August 6th in the Orthodox world is the Feast of the Transfiguration of Christ. It celebrates several theological truths such as the goodness of creation, the incarnation, that the created world is both capable of and is supposed to be in union with God and that the separation between God and humanity caused by human sin was not permanent but was coming to an end. The event of the Transfiguration can be found in Matthew 17:1-9, Mark 9:2-8, Luke 9:28-36.
August 6th in the rest of the world today commemorates the American dropping of the atomic bomb on Hiroshima, Japan, during World War II. That event is documented in many history books and online web pages.
There is a similarity in the events in that both of them involve an unusual light seen during the daytime. They both are signs of power – the Transfiguration of the power of God in relation to creation, and the nuclear explosion of the power that human ingenuity can unleash on the world. The differences are also profound, for one represents the love of God for His world and the goodness which He bestowed in the physical creation. The other represents a weapon of mass destruction and of indiscriminate killing for it targets not just the enemy’s military but civilians including children as well.
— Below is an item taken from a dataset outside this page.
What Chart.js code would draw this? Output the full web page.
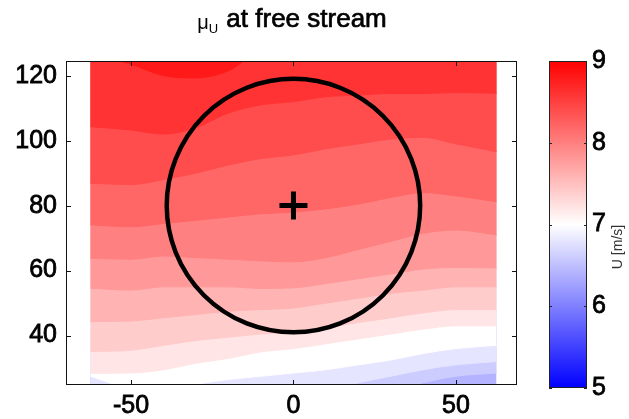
<!DOCTYPE html>
<html>
<head>
<meta charset="utf-8">
<script src="https://cdn.jsdelivr.net/npm/chart.js@4/dist/chart.umd.min.js"></script>
<style>
  html, body { margin: 0; padding: 0; background: #fff; }
  #wrap { position: relative; width: 629px; height: 419px; }
  canvas { position: absolute; left: 0; top: 0; }
</style>
</head>
<body>
<div id="wrap">
  <canvas id="main" width="629" height="419"></canvas>
  <canvas id="cbar" width="629" height="419"></canvas>
</div>
<script>
// ---------- data ----------
const titleMain = 'μ';
const titleSub = 'U';
const titleRest = ' at free stream';
const xTicks = [-50, 0, 50];
const yTicks = [40, 60, 80, 100, 120];
const xRange = [-70, 68.8];
const yRange = [24.8, 124.5];

// x positions (m) where each contour line was read
const xs = [-62.5, -50, -40, -30, -20, -10, 0, 10, 20, 30, 40, 50, 62.5];

// contour lines: height (m) of each level boundary at the xs positions
const contour_6_4 = [24.8, 24.8, 24.8, 24.8, 24.8, 24.8, 24.8, 24.8, 24.8, 24.8, 24.8, 24.8, 24.8];
const contour_6_6 = [22, 22, 22, 22, 22, 22, 22, 22, 22, 23, 25.5, 27.5, 28.5];
const contour_6_8 = [22, 22, 22, 22, 22, 22, 22, 23, 25.5, 27.5, 29.5, 31, 32];
const contour_7_0 = [27.5, 23.5, 22.5, 25, 26.5, 27.5, 28.5, 29.5, 31, 32.5, 34.5, 36, 37];
const contour_7_2 = [28.4, 28.5, 29.5, 31.5, 33, 35, 36, 37.5, 39, 40.5, 42, 43, 43];
const contour_7_4 = [35.1, 35.5, 37, 38.5, 39.5, 40.5, 41, 42.5, 44, 45.5, 47, 48, 48];
const contour_7_6 = [44.3, 44.5, 45.5, 46.5, 47.5, 48, 48.5, 50, 51.5, 53, 54, 55, 55];
const contour_7_8 = [54.6, 54, 55, 55, 55, 54.5, 54.7, 56, 57.5, 59, 60.5, 61, 60.8];
const contour_8_0 = [63.8, 63.5, 64.5, 64, 63.5, 63, 62.7, 64, 66.5, 69, 71.5, 72.5, 71];
const contour_8_2 = [74.1, 73.5, 74.5, 75.5, 76.5, 77.5, 78, 79, 80.5, 82.5, 84, 83, 81.2];
const contour_8_4 = [86.9, 86.5, 88, 90, 92.5, 94.5, 95.6, 97.5, 99, 100.5, 101, 99, 96.6];
const contour_8_6 = [104.3, 103.3, 102, 104, 108.5, 111, 112, 113.5, 114, 114.5, 114.5, 114.8, 114.6];
const contour_8_8 = [127, 123.5, 120, 119.3, 121.5, 127, 127, 127, 127, 127, 127, 127, 127];

const levels = [6.4, 6.6, 6.8, 7.0, 7.2, 7.4, 7.6, 7.8, 8.0, 8.2, 8.4, 8.6, 8.8];
const contourLines = [contour_6_4, contour_6_6, contour_6_8, contour_7_0, contour_7_2, contour_7_4,
  contour_7_6, contour_7_8, contour_8_0, contour_8_2, contour_8_4, contour_8_6, contour_8_8];

// rotor: hub position and radius (m)
const hubX = [0];
const hubY = [80];
const rotorRadius = 39;

// colour bar
const cbTicks = [5, 6, 7, 8, 9];
const cbStopValues = [5, 7, 9];
const cbStopColors = ['#0000ff', '#ffffff', '#ff0000'];
const cbLabel = 'U [m/s]';

// ---------- helpers ----------
const FONT = "'Liberation Sans', Arial, Helvetica, sans-serif";
function hexToRgb(h) { return [1, 3, 5].map(i => parseInt(h.substr(i, 2), 16)); }
function cmap(v) {
  const s = cbStopValues, c = cbStopColors.map(hexToRgb);
  if (v <= s[0]) return `rgb(${c[0].join(',')})`;
  for (let i = 0; i < s.length - 1; i++) {
    if (v <= s[i + 1]) {
      const t = (v - s[i]) / (s[i + 1] - s[i]);
      const r = c[i].map((a, k) => Math.round(a + (c[i + 1][k] - a) * t));
      return `rgb(${r.join(',')})`;
    }
  }
  return `rgb(${c[c.length - 1].join(',')})`;
}

// ---------- main chart ----------
const n = levels.length;
const datasets = levels.map((lv, i) => ({
  label: 'U ≥ ' + lv,
  data: xs.map((x, k) => ({ x, y: contourLines[i][k] })),
  backgroundColor: cmap(lv),
  borderColor: cmap(lv),
  borderWidth: 1,
  pointRadius: 0,
  fill: 'end',
  cubicInterpolationMode: 'monotone',
  order: n - i + 1
}));
datasets.push({
  label: 'hub',
  data: hubX.map((x, k) => ({ x, y: hubY[k] })),
  showLine: false,
  fill: false,
  pointStyle: 'cross',
  pointRadius: 14,
  borderWidth: 5,
  borderColor: '#000',
  backgroundColor: '#000',
  order: -1
});

const frameAndRotor = {
  id: 'frameAndRotor',
  afterDatasetsDraw(chart) {
    const { ctx, scales: { x, y } } = chart;
    ctx.save();
    const cx = x.getPixelForValue(hubX[0]);
    const cy = y.getPixelForValue(hubY[0]);
    const rx = Math.abs(x.getPixelForValue(hubX[0] + rotorRadius) - cx);
    const ry = Math.abs(y.getPixelForValue(hubY[0] + rotorRadius) - cy);
    ctx.beginPath();
    ctx.ellipse(cx, cy, rx, ry, 0, 0, Math.PI * 2);
    ctx.lineWidth = 4.5;
    ctx.strokeStyle = '#000';
    ctx.stroke();
    ctx.restore();
  },
  afterDraw(chart) {
    const { ctx, chartArea: a, scales: { x, y } } = chart;
    ctx.save();
    ctx.strokeStyle = '#111';
    ctx.lineWidth = 1;
    ctx.strokeRect(a.left + 0.5, a.top + 0.5, a.right - a.left - 1, a.bottom - a.top - 1);
    const tl = 5;
    ctx.beginPath();
    xTicks.forEach(v => {
      const px = Math.round(x.getPixelForValue(v)) + 0.5;
      ctx.moveTo(px, a.bottom); ctx.lineTo(px, a.bottom - tl);
      ctx.moveTo(px, a.top); ctx.lineTo(px, a.top + tl);
    });
    yTicks.forEach(v => {
      const py = Math.round(y.getPixelForValue(v)) + 0.5;
      ctx.moveTo(a.left, py); ctx.lineTo(a.left + tl, py);
      ctx.moveTo(a.right, py); ctx.lineTo(a.right - tl, py);
    });
    ctx.stroke();
    // title with subscript
    ctx.fillStyle = '#000';
    ctx.strokeStyle = '#000';
    ctx.textBaseline = 'alphabetic';
    const fMain = `20px ${FONT}`, fSub = `13px ${FONT}`, fRest = `26px ${FONT}`;
    ctx.font = fMain; const w1 = ctx.measureText(titleMain).width;
    ctx.font = fSub; const w2 = ctx.measureText(titleSub).width;
    ctx.font = fRest; const w3 = ctx.measureText(titleRest).width;
    const total = w1 + w2 + w3;
    let tx = (a.left + a.right) / 2 - total / 2;
    const base = 27;
    ctx.textAlign = 'left';
    ctx.font = fMain; ctx.fillText(titleMain, tx, base + 2); tx += w1;
    ctx.font = fSub; ctx.fillText(titleSub, tx, base + 6); tx += w2 + 1;
    ctx.font = fRest; ctx.fillText(titleRest, tx, base);
    ctx.lineWidth = 0.7; ctx.strokeText(titleRest, tx, base);
    ctx.restore();
  }
};

const tickFont = { family: FONT, size: 25 };
new Chart(document.getElementById('main'), {
  type: 'line',
  data: { datasets },
  options: {
    responsive: false,
    animation: false,
    events: [],
    layout: { padding: { top: 61, right: 112, left: 0, bottom: 0 } },
    plugins: { legend: { display: false }, tooltip: { enabled: false }, title: { display: false } },
    scales: {
      x: {
        type: 'linear', min: xRange[0], max: xRange[1],
        afterFit: s => { s.height = 34; },
        afterBuildTicks: s => { s.ticks = xTicks.map(v => ({ value: v })); },
        ticks: { font: tickFont, color: '#000', textStrokeColor: '#000', textStrokeWidth: 0.8, padding: 6, maxRotation: 0, autoSkip: false },
        grid: { display: false, drawTicks: false },
        border: { display: false }
      },
      y: {
        type: 'linear', min: yRange[0], max: yRange[1],
        afterFit: s => { s.width = 66; },
        afterBuildTicks: s => { s.ticks = yTicks.map(v => ({ value: v })); },
        ticks: { font: tickFont, color: '#000', textStrokeColor: '#000', textStrokeWidth: 0.8, padding: 9, autoSkip: false },
        grid: { display: false, drawTicks: false },
        border: { display: false }
      }
    }
  },
  plugins: [frameAndRotor]
});

// ---------- colour bar ----------
const cbFrame = {
  id: 'cbFrame',
  afterDraw(chart) {
    const { ctx, chartArea: a, scales: { y } } = chart;
    ctx.save();
    ctx.strokeStyle = '#222';
    ctx.lineWidth = 1;
    ctx.strokeRect(a.left + 0.5, a.top + 0.5, a.right - a.left - 1, a.bottom - a.top - 1);
    ctx.beginPath();
    cbTicks.forEach(v => {
      const py = Math.round(y.getPixelForValue(v)) + 0.5;
      ctx.moveTo(a.left, py); ctx.lineTo(a.left + 3, py);
      ctx.moveTo(a.right, py); ctx.lineTo(a.right - 3, py);
    });
    ctx.stroke();
    ctx.translate(618, 247);
    ctx.rotate(-Math.PI / 2);
    ctx.font = `14px ${FONT}`;
    ctx.fillStyle = '#333';
    ctx.textAlign = 'center';
    ctx.textBaseline = 'middle';
    ctx.fillText(cbLabel, 0, 0);
    ctx.restore();
  }
};

new Chart(document.getElementById('cbar'), {
  type: 'bar',
  data: {
    labels: ['U'],
    datasets: [{
      data: [[cbTicks[0], cbTicks[cbTicks.length - 1]]],
      backgroundColor: (c) => {
        const ch = c.chart;
        if (!ch.chartArea) return '#fff';
        const y = ch.scales.y;
        const lo = cbStopValues[0], hi = cbStopValues[cbStopValues.length - 1];
        const g = ch.ctx.createLinearGradient(0, y.getPixelForValue(lo), 0, y.getPixelForValue(hi));
        cbStopValues.forEach((v, i) => g.addColorStop((v - lo) / (hi - lo), cbStopColors[i]));
        return g;
      },
      borderWidth: 0,
      barPercentage: 1,
      categoryPercentage: 1
    }]
  },
  options: {
    responsive: false,
    animation: false,
    events: [],
    layout: { padding: { left: 549, top: 61, bottom: 31, right: 0 } },
    plugins: { legend: { display: false }, tooltip: { enabled: false } },
    scales: {
      x: { display: false },
      y: {
        position: 'right', min: cbTicks[0], max: cbTicks[cbTicks.length - 1],
        afterFit: s => { s.width = 42; },
        afterBuildTicks: s => { s.ticks = cbTicks.map(v => ({ value: v })); },
        ticks: { font: tickFont, color: '#000', textStrokeColor: '#000', textStrokeWidth: 0.8, padding: 5 },
        grid: { display: false, drawTicks: false },
        border: { display: false }
      }
    }
  },
  plugins: [cbFrame]
});
</script>
</body>
</html>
All day yesterday and even through the night, I could not get the images of these two events out of my mind. I read yesterday numerous eyewitness accounts of survivors of the atomic blast, and the sheer destruction that explosion represented. I felt that it was right that there be finally an American presence at the annual Hiroshima memorial, for we too have been victims of the madness that drove us to the development of such weaponry. The invention of weapons of mass destruction, and the amount of tax dollars America continues to invest (and feel compelled to invest) in developing them, is not something we should be celebrating. The invention and use of nuclear weapons represents terrorism on a mass scale.
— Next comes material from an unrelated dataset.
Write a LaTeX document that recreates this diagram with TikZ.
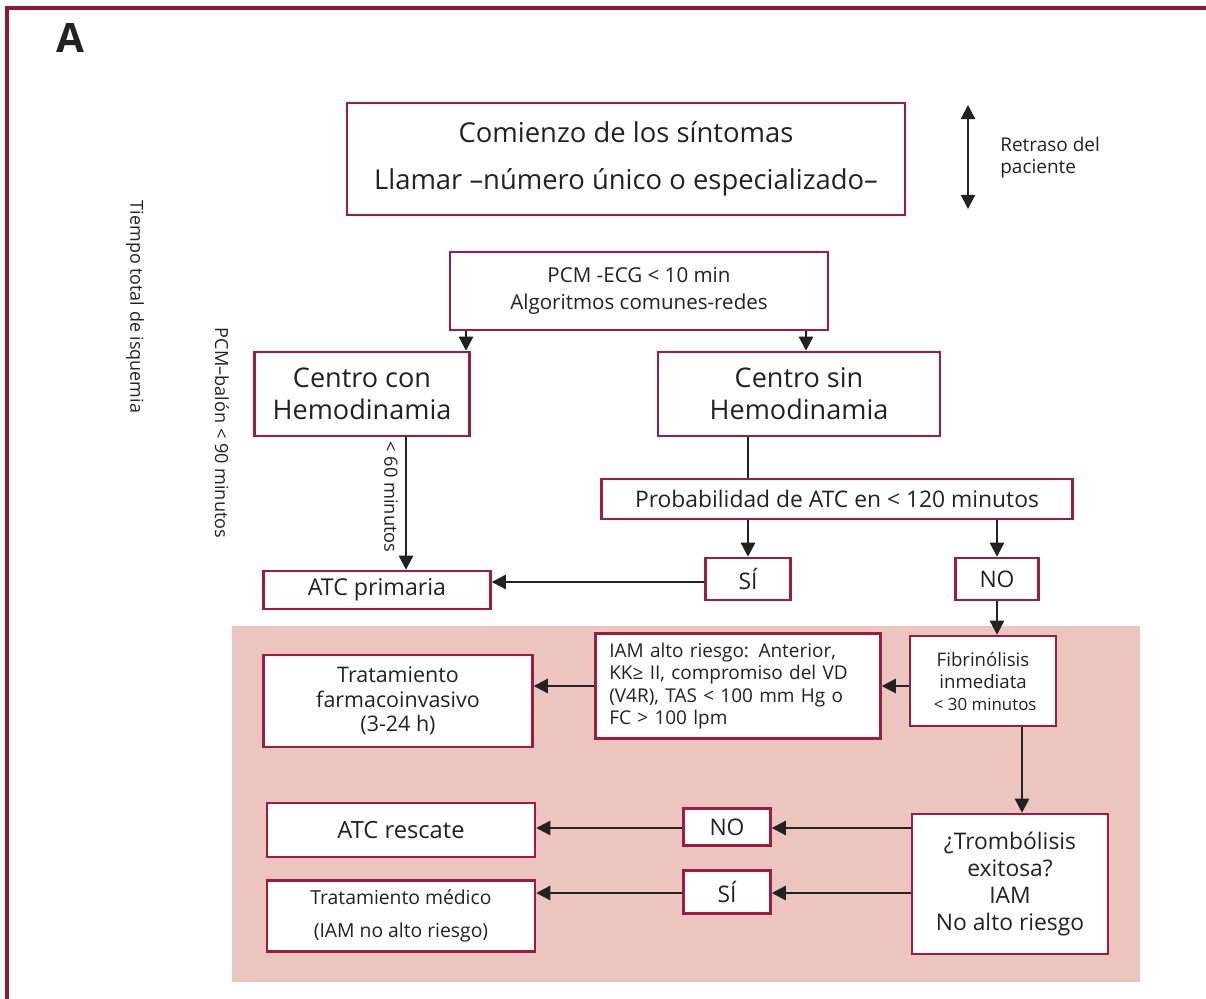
\documentclass[tikz,border=0pt]{standalone}
\usepackage{fontspec}
\setmainfont{Open Sans}
\usetikzlibrary{arrows.meta}
\definecolor{boxred}{RGB}{158,28,68}
\definecolor{frame}{RGB}{140,24,60}
\definecolor{pinkbg}{RGB}{236,197,190}
\definecolor{ink}{RGB}{34,34,34}
\tikzset{
  box/.style={draw=boxred, line width=1.4pt, fill=white, inner sep=0pt, align=center, text=ink},
  arr/.style={draw=ink, line width=1.3pt, -{Triangle[length=8pt,width=8pt]}},
  plain/.style={draw=ink, line width=1.3pt},
  lbl/.style={text=ink, inner sep=0pt}
}
\newcommand{\fs}[2]{\fontsize{#1}{#2}\selectfont}
\begin{document}
\begin{tikzpicture}[x=0.02cm,y=-0.02cm]
\useasboundingbox (0,0) rectangle (1206,999);
\fill[white] (0,0) rectangle (1206,999);
\draw[frame, line width=1.8pt] (7,1030) -- (7,8) -- (1240,8);
\node[lbl, font=\fs{23}{26}\bfseries] (A) at (70,38) {A};
% pink area
\fill[pinkbg] (232,626) rectangle (1140,982);
% top box
\node[box, minimum width=11.16cm, minimum height=2.24cm, font=\fs{15.6}{17}] (b1) at (626,159)
  {Comienzo de los síntomas\\[9.6pt]Llamar –número único o especializado–};
\coordinate (ra1) at (968,105);
\coordinate (ra2) at (968,209);
\draw[draw=ink, line width=1.3pt, {Triangle[length=8pt,width=8pt]}-{Triangle[length=8pt,width=8pt]}] (ra1) -- (ra2);
\node[lbl, anchor=west, align=left, font=\fs{10.8}{12.5}] (ret) at (1000,158) {Retraso del\\paciente};
\node[lbl, rotate=-90, font=\fs{10.2}{11}] (tt) at (135,307) {Tiempo total de isquemia};
\node[lbl, rotate=-90, font=\fs{10.3}{11}] (pb) at (222,433) {PCM–balón < 90 minutos};
% second box
\node[box, minimum width=7.56cm, minimum height=1.56cm, font=\fs{11.7}{15.3}] (b2) at (639,291)
  {PCM -ECG < 10 min\\Algoritmos comunes-redes};
\node[box, minimum width=4.3cm, minimum height=1.68cm, font=\fs{15.4}{18.2}] (b3) at (362,394)
  {Centro con\\Hemodinamia};
\node[box, minimum width=5.64cm, minimum height=1.68cm, font=\fs{15.4}{18.2}] (b4) at (799,394)
  {Centro sin\\Hemodinamia};
\coordinate (xa) at (466,0);
\coordinate (xb) at (806,0);
\draw[arr] (b2.south -| xa) -- (b3.north -| xa);
\draw[arr] (b2.south -| xb) -- (b4.north -| xb);
\node[box, minimum width=9.42cm, minimum height=0.8cm, font=\fs{13}{14}] (b5) at (837,499)
  {Probabilidad de ATC en < 120 minutos};
\coordinate (xs) at (748,0);
\coordinate (xn) at (997,0);
\draw[plain] (b4.south -| xs) -- (b5.north -| xs);
\node[box, minimum width=1.7cm, minimum height=0.84cm, font=\fs{13}{14}] (si1) at (748,579) {SÍ};
\node[box, minimum width=1.66cm, minimum height=0.84cm, font=\fs{13}{14}] (no1) at (997,579) {NO};
\draw[arr] (b5.south -| xs) -- (si1.north);
\draw[arr] (b5.south -| xn) -- (no1.north);
\node[box, minimum width=4.54cm, minimum height=0.76cm, font=\fs{13.2}{14}] (atcp) at (377,590) {ATC primaria};
\coordinate (ys) at (0,582);
\draw[arr] (si1.west |- ys) -- (atcp.east |- ys);
\coordinate (x60) at (406,0);
\draw[arr] (b3.south -| x60) -- (atcp.north -| x60);
\node[lbl, rotate=-90, font=\fs{10.4}{11}] (m60) at (391,497) {< 60 minutos};
% lower part
\node[box, minimum width=2.92cm, minimum height=1.8cm, font=\fs{10.6}{13}] (fib) at (983,681)
  {Fibrinólisis\\inmediata\\[-1pt]{\fs{9.6}{11}\ < 30 minutos}};
\node[box, minimum width=5.7cm, minimum height=2.1cm, align=left, font=\fs{10.8}{12.6}, text width=5.15cm] (iam) at (738,686)
  {IAM alto riesgo: Anterior,\\KK≥ II, compromiso del VD\\(V4R), TAS < 100 mm Hg o\\FC > 100 lpm};
\node[box, minimum width=5.38cm, minimum height=1.84cm, font=\fs{12.2}{14}] (trat) at (398,701)
  {Tratamiento\\farmacoinvasivo\\(3-24 h)};
\coordinate (yf) at (0,686);
\draw[arr] (fib.west |- yf) -- (iam.east |- yf);
\draw[arr] (iam.west |- yf) -- (trat.east |- yf);
\node[box, minimum width=3.92cm, minimum height=2.8cm, font=\fs{13}{15.3}] (trom) at (1010,884)
  {¿Trombólisis\\exitosa?\\IAM\\No alto riesgo};
\coordinate (xt) at (1022,0);
\draw[arr] (no1.south) -- (fib.north -| no1.south);
\draw[arr] (fib.south -| xt) -- (trom.north -| xt);
\node[box, minimum width=1.74cm, minimum height=0.74cm, font=\fs{13}{14}] (no2) at (727,827) {NO};
\node[box, minimum width=1.74cm, minimum height=0.86cm, font=\fs{13}{14}] (si2) at (727,892) {SÍ};
\node[box, minimum width=5.36cm, minimum height=1.08cm, font=\fs{13.5}{14}] (atcr) at (401,830) {ATC rescate};
\node[box, minimum width=5.36cm, minimum height=1.42cm, font=\fs{11}{18.7}] (tmed) at (401,916)
  {Tratamiento médico\\(IAM no alto riesgo)};
\coordinate (yn) at (0,828);
\coordinate (yy) at (0,893);
\draw[arr] (trom.west |- yn) -- (no2.east |- yn);
\draw[arr] (no2.west |- yn) -- (atcr.east |- yn);
\draw[arr] (trom.west |- yy) -- (si2.east |- yy);
\draw[arr] (si2.west |- yy) -- (tmed.east |- yy);
\end{tikzpicture}
\end{document}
I am not going to second guess the decision to use the atom bomb. I live after the fact and understand what the use of that weapon did to the world in terms of creating a nuclear arms race and Mutual Assured Destruction. I recently read Richard Bessel’s book, GERMANY 1945: FROM WAR TO PEACE, and see the absolute ideological madness which drove the Germans to continue fighting until they were absolutely destroyed as a militarist nation. Their fanaticism to the very last day of the war, cost both them and the allies millions of lives just in 1945 when the war was clearly lost by the Nazis. According to the book in fact more German soldiers died in 1945 than in any other years of the war. So there is no doubt that the American leadership in 1945 had plenty of reason to dread the Japanese carrying out such a mindless social suicide at the expense of many more American lives.
The atom bomb was a weapon of sheer terrorism. It was intended to terrorize the Japanese into submission: they may be totally suicidal, but they were going to be destroyed without massive loss to American lives. It worked. The Japanese government surrendered in the face of such genocidal weapons.
Many assume that the use of the atomic bomb was also meant to terrorize another people: the Soviets. Just in case the Soviets were tempted to carry on a war to spread communism in the world, they too were being warned that they would face weapons of mass terrorism and destruction as well. If that was the intent, it may have worked to avert yet another war immediately in 1945. Yet it also ignited an arms race that consumed the world powers for the next decades into our current age.
The atomic bomb transfigured the modern world. There is no doubt about that. I find it most appropriate that we finally were represented at the Hiroshima memorial to recognize with fear and sorrow what the development of nuclear weapons has meant to humankind, and what our role as Americans has been in the development of this terrorism. And we who now fear rogue nations and Islamic terrorists getting these weapons are now also victims of this terrorism, trapped into spending yet another fortune to defend ourselves from a power we released on the world. And as Americans I think we totally underestimate how the world sees us as a result of Hiroshima and Nagasaki: we are the one nation on earth willing to use nuclear weapons first – not just in response to a nuclear threat. We also are the only people on earth who have unleashed nuclear weapons on another people. Of course we are also the only nation on earth which bears the responsibility for using nuclear weapons on an enemy, a fact that should humble us who believe there will be a day of reckoning with the Creator.
August 6th is indeed a day of Transfiguration for the world, not just for Orthodox Christians. The global population recognizes there are powers at work in the universe which we do not control; some hold us in complete awe and some in sheer terror.
May the King of Peace help us to deal with these powers, and to unleash in the world His power of love. Nuclear power does not have only destructive purposes. Like free will itself it holds the potential for good or ruin.